NATO Akui Pertahanan Eropa Melemah, Tak Siap Hadapi Perang Dunia 3?
Tanggal: 25 Jul 2024 22:57 wib.
Aliansi militer NATO telah mengadakan pertemuan tingkat tinggi di Washington bulan ini, di tengah berkecamuknya perang di Ukraina dan dinamika politik Amerika Serikat (AS). Dalam pertemuan tersebut, muncul isu keresahan terkait besarnya biaya yang dibutuhkan untuk memperbaiki pertahanan Eropa, yang dianggap lemah dalam menghadapi ancaman perang yang berada di dekatnya.
Seorang perencana militer NATO yang tak mau disebutkan namanya menyebutkan bahwa para pejabat telah meneliti sejumlah persyaratan pertahanan minimum untuk mencapai rencana pertahanan Eropa. "Persyaratan minimum memerinci kekurangan pasukan NATO di bidang-bidang utama, memberikan indikasi kasar berapa miliar euro yang harus dikeluarkan untuk memperbaikinya," kata perencana militer itu dikutip Reuters.

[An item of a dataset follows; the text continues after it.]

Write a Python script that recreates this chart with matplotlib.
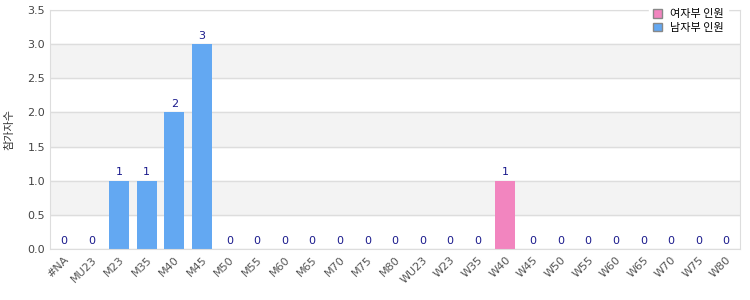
import matplotlib
matplotlib.use("Agg")
import matplotlib.pyplot as plt
from matplotlib.patches import Patch

plt.rcParams['font.family'] = ['DejaVu Sans', 'Noto Sans CJK KR']

categories = ['#NA', 'MU23', 'M23', 'M35', 'M40', 'M45', 'M50', 'M55', 'M60', 'M65',
              'M70', 'M75', 'M80', 'WU23', 'W23', 'W35', 'W40', 'W45', 'W50', 'W55',
              'W60', 'W65', 'W70', 'W75', 'W80']
men = [0, 0, 1, 1, 2, 3, 0, 0, 0, 0, 0, 0, 0, 0, 0, 0, 0, 0, 0, 0, 0, 0, 0, 0, 0]
women = [0, 0, 0, 0, 0, 0, 0, 0, 0, 0, 0, 0, 0, 0, 0, 0, 1, 0, 0, 0, 0, 0, 0, 0, 0]
legend_labels = ['여자부 인원', '남자부 인원']
ylabel = '참가자수'

blue = '#63a8f2'
pink = '#f285bf'

fig = plt.figure(figsize=(7.5, 3), dpi=100)
ax = fig.add_axes([50 / 750, 51 / 300, 690 / 750, 239 / 300])

x = range(len(categories))
ax.set_xlim(-0.5, len(categories) - 0.5)
ax.set_ylim(0, 3.5)

# alternating bands
for i, lo in enumerate([0, 0.5, 1.0, 1.5, 2.0, 2.5, 3.0]):
    if i % 2 == 1:
        ax.axhspan(lo, lo + 0.5, color='#f3f3f3', zorder=0)
ax.set_yticks([0, 0.5, 1.0, 1.5, 2.0, 2.5, 3.0, 3.5])
ax.yaxis.grid(True, color='#dddddd', linewidth=1, zorder=1)
ax.set_axisbelow(True)

ax.bar(x, men, width=0.72, color=blue, zorder=2)
ax.bar(x, women, bottom=men, width=0.72, color=pink, zorder=2)

for i in x:
    total = men[i] + women[i]
    ax.text(i, total + 0.05, str(total), ha='center', va='bottom',
            color='#1a1a8c', fontsize=8, zorder=3)

ax.set_xticks(list(x))
ax.set_xticklabels(categories, rotation=45, ha='right', rotation_mode='anchor',
                   fontsize=8, color='#555555')
ax.tick_params(axis='y', labelsize=8, labelcolor='#444444', length=0)
ax.tick_params(axis='x', length=0, pad=4)
ax.set_yticklabels(['0.0', '0.5', '1.0', '1.5', '2.0', '2.5', '3.0', '3.5'])
ax.set_ylabel(ylabel, fontsize=8, color='#333333', family=['Noto Sans CJK KR', 'DejaVu Sans'])
ax.yaxis.set_label_coords(-0.052, 0.5)

for s in ax.spines.values():
    s.set_color('#dddddd')

handles = [Patch(facecolor=pink, edgecolor='#888888'), Patch(facecolor=blue, edgecolor='#888888')]
leg = ax.legend(handles, legend_labels, loc='upper right', bbox_to_anchor=(0.99, 1.04),
                frameon=True, fancybox=False, framealpha=1, edgecolor='white',
                prop={'family': ['Noto Sans CJK KR', 'DejaVu Sans'], 'size': 8},
                handlelength=0.8, handleheight=0.8, labelspacing=0.3, borderpad=0.3)
leg.set_zorder(5)

fig.savefig('out.png', dpi=100)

NATO bertujuan untuk mengubah persyaratan pertahanan minimum ini menjadi target yang mengikat bagi masing-masing negara anggota untuk menyediakan pertahanan Eropa pada musim gugur 2025. Reuters berbicara dengan 12 pejabat militer dan sipil di Eropa mengenai rencana rahasia tersebut. Mereka menguraikan enam bidang yang diidentifikasi oleh aliansi itu sebagai hal yang paling mendesak untuk diatasi, termasuk kekurangan pertahanan udara dan rudal jarak jauh, jumlah pasukan, amunisi, kesulitan logistik, dan kurangnya komunikasi digital yang aman di medan perang.
Temuan-temuan ini menunjukkan bahwa NATO menghadapi kesulitan dalam mencapai tujuan-tujuannya, khususnya saat persatuan mereka diuji oleh keterbatasan anggaran di antara anggota-anggota senior Eropa. Selain itu, mulai muncul perbedaan pendapat mengenai seberapa keras sikap mereka terhadap Rusia.
Di sisi lain, pemilihan presiden AS tahun ini telah menimbulkan kekhawatiran bahwa kekuatan utama NATO mungkin dipimpin oleh orang yang kritis terhadap aliansi tersebut, seperti Donald Trump yang menuduh mitra-mitra Eropanya mengambil keuntungan dari dukungan militer AS dalam aliansi itu. Pada pertemuan puncak di Washington, beberapa pembuat kebijakan Eropa secara terbuka mengakui bahwa, terlepas dari siapa yang memenangkan pemilu AS pada bulan November, benua ini perlu meningkatkan belanja militernya.
"Kita perlu menyadari bahwa bagi Amerika, apapun hasil pemilihan presidennya, prioritasnya akan makin beralih ke Indo-Pasifik, sehingga negara-negara Eropa yang tergabung dalam NATO harus melakukan lebih banyak upaya," kata Menteri Pertahanan Inggris John Healey di sela-sela KTT.
Menanggapi pertanyaan Reuters, seorang pejabat NATO mengatakan para pemimpin aliansi tersebut telah sepakat di Washington bahwa dalam banyak kasus, pengeluaran melebihi 2% PDB akan diperlukan untuk mengatasi kekurangan tersebut. Dia mencatat bahwa 23 anggota kini memenuhi persyaratan minimum 2%, atau melampauinya. "Terlepas dari hasil pemilu AS, Sekutu Eropa perlu terus meningkatkan kemampuan pertahanan, kesiapan pasukan, dan persediaan amunisi mereka," kata pejabat NATO tersebut.
NATO berada pada tahap siaga tertinggi sejak Perang Dingin. Menteri Pertahanan Jerman Boris Pistorius memperingatkan bahwa serangan Rusia terhadap perbatasannya dapat terjadi dalam waktu lima tahun. Meski adanya ancaman ini, pemerintah-pemerintah di Eropa mungkin akan menghadapi kesulitan lantaran penerimaan negaranya yang belum meningkat pasca ledakan inflasi akibat perang dengan Rusia.
"Kita mungkin memperkirakan akan melihat reaksi politik yang nyata, terutama jika para politisi mencoba menjelaskan pengurangan anggaran pertahanan di tempat lain," tulis catatan Eurointelligence.